Application of The Single Index Model to Determine Optimal Portfolio Composition in IDXG30 Stocks (2021-2024)
DOI:
https://doi.org/10.37034/jems.v7i4.190Keywords:
Excess Return to Beta (ERB), IDXG30 Stocks, Investment Risk and Return, Optimal Portfolio, Single Index ModelAbstract
This study investigates optimal portfolio construction using the Single Index Model (SIM) with a focus on IDXG30 stocks in Indonesia, an index known for its high liquidity and market capitalization. In the context of growing investor interest in efficient yet practical portfolio strategies, this research aims to determine the composition of an optimal portfolio, allocate fund proportions accordingly, and assess the expected return and risk associated with the resulting investment. The study adopts a descriptive methodology with a quantitative approach. Secondary data were collected from 30 IDXG30-listed companies during the 2021–2024 period, including monthly stock prices, Jakarta Composite Index (JCI) values, and Bank Indonesia’s 7-Day Reverse Repo Rate (BI7DRR) as the risk-free rate. The analysis follows the SIM framework, utilizing Excess Return to Beta (ERB) as the key selection metric.
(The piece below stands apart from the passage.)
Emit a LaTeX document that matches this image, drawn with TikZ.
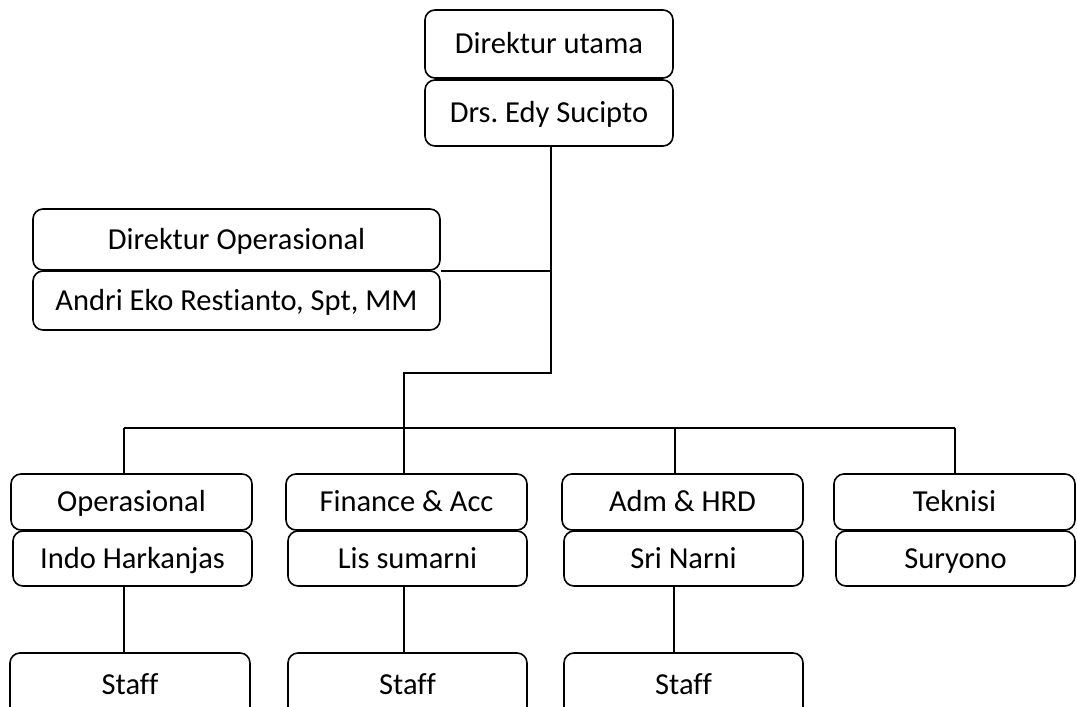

Results show that 15 companies qualified for the optimal portfolio, with the top five weighted stocks being NISP (53.96%), MIDI (7.57%), AUTO (7.53%), BBCA (6.61%), and MAPA (4.86%). The expected return of the constructed portfolio is 1.99%, with an estimated risk of 0.0765%. These findings demonstrate that the SIM can effectively guide investors in identifying high-performing stocks and achieving favorable risk-return trade-offs, particularly in emerging markets. The study provides relevant insights for fund managers and policymakers in designing index-based investment instruments.